There are political issues at the centre of every human operation and so, by extension, of ours. The politics of our own work are so embedded that we may not even be entirely aware of them

Dazed Digital: How would you describe your 'look'?
Young. Sexy. Free. “Whatever.” It’s a meta-masquerade in the vapid infinite, and everyone’s invited.

DD: What is the concept behind 'Fair Trade'?
DIS: In May, for our Art School Issue, we put together a story that we called ‘Competing Images,’ in which we looked at ways of documenting art in an attention economy. We were interested in what happens to the documentation of art when it also includes the people whom it is supposed to reflect, who gather to engage it and to manage it, and who themselves have a multitude of representations, concerns, distractions, agendas, and allegiances. 

In a related shoot—for our DIS Images project—we captured much of the work presented in the New Museum’s Free exhibition (2010-11). But rather than propagating the notion of the museum as a rarefied setting for artworks in various stages of their commodity-life, we essentially flattened that aspect and chose instead to invigorate the institution—both of the museum and of artwork documentation—by operating in and around the codes of stock photography. In those photos, we depicted museum goers of all stripes; docents and guards in action, curators posed in anticipation/anxiety(?). There is admittedly a kind of beauty to the life of art when it hangs on pristine walls in a controlled environment with no visitors, but what about the life around the art under quotidian circumstances? That’s the question we posed with ‘New in Stock’ (the museum as public institution/interface), with ‘Competing Images’ (an education facility as consumer/product focus group), and hopefully here with Frieze, where institution, commodity, social roles, and site/context are enmeshed in a fascinating and problematic way.

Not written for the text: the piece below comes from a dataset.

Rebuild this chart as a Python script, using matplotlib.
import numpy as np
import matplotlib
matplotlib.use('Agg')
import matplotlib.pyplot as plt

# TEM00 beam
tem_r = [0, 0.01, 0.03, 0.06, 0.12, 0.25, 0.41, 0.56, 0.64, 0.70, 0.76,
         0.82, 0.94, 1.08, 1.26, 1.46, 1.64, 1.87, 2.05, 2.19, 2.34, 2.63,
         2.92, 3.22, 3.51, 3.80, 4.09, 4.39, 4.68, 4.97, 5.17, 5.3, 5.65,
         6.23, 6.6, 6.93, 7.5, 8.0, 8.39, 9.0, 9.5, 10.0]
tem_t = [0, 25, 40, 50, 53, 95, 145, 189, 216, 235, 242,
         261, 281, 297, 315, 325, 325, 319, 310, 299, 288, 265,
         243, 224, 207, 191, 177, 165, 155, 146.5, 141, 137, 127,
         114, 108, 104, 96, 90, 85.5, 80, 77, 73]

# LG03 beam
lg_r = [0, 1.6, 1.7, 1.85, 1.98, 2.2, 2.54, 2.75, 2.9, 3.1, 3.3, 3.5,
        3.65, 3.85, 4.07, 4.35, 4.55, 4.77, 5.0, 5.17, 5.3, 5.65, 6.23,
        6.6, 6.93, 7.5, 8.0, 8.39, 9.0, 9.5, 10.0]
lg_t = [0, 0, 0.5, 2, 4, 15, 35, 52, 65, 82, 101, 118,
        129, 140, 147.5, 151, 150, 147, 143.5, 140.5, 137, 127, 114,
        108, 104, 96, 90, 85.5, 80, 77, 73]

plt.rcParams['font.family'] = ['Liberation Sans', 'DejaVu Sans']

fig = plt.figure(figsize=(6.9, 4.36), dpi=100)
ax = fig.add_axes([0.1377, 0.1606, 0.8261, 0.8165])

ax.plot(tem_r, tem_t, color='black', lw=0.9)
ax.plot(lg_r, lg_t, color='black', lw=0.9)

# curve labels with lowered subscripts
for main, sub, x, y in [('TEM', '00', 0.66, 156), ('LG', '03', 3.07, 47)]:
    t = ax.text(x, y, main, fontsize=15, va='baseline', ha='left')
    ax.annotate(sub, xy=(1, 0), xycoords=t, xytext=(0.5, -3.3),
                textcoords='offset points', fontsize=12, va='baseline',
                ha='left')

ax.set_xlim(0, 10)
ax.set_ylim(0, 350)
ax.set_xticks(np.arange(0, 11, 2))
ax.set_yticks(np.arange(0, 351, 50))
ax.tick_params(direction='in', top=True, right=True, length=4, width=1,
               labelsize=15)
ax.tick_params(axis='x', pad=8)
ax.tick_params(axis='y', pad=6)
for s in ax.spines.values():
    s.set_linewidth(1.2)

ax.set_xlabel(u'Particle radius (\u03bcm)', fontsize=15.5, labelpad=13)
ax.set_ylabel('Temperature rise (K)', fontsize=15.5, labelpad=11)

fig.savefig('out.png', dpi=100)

DD: How do you feel about the term 'Post Internet'?
DIS: For us, it’s a myopic term. It proposes to locate something that is not only not local but not even global—and possibly completely incomprehensible and insidious. It’s a valid response to a trend toward standardization inherent in globalization, but it is literally a misnomer, and it is figuratively impotent—a kind of full stop at the end of desire, of change. Though the term pretends to paint a network culture becoming aware of itself, it strikes us as a blasé attitude toward the culture’s lack of activity and engagement and imagination. A pun with no hope for a conceit. “Post Internet” assumes that the network is a given. But “of course” we know that nothing should be taken for granted, that nothing goes without saying, that language is a political and a poetic concern. Politically, “post Internet” is just a reinforcement of the good ole dominant modes of history—linearity, subjectification, imperial omnipresence. Poetically, the phrase just sounds lame.

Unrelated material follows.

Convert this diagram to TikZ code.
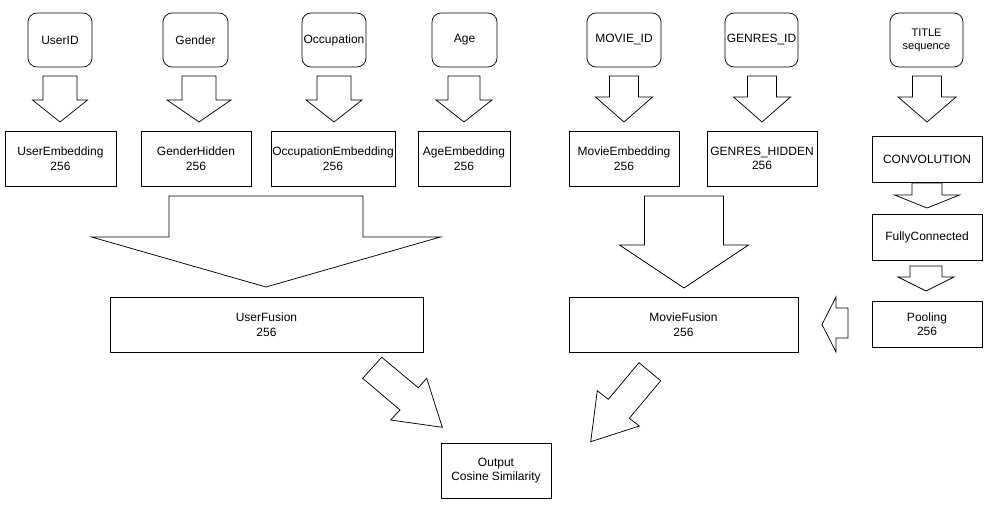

DD: What are you drawn to?
DIS: Unsubscribing.

DD: What's important about being part of a group and collaborating?
DIS: It simply reflects an inescapable current seems that an active collaboration is the only way to understand our situation. At times it’s about distribution of labor; more nodes, more modes. Other times it’s about antagonism; how does the individual relate to the group, and is that even possible anymore? Or it’s about camaraderie and mutual support and mobilizing our talents, our desires, our shortcomings.

DD: Are there any political angles you work with?
DiS: There are political issues at the centre of every human operation and so, by extension, of ours. The politics of our own work are so embedded that we may not even be entirely aware of them. Nevertheless, there are small, almost undetectable beacons in our images and text and events that we hope are softly signalling to artists, entertainers, and audience that share our concerns.

DD: New York vs London?
DIS: Versus? We prefer New York && London, New York @ London, or New York x London.

DD: What does the future hold?
DIS: Which specific future did you have in mind?

DD: What's up next for DIS?
DIS: A book. A forthcoming stock photography site (, an experiential lifestyle e-boutique, mass market, global expansion. Generally, selling out.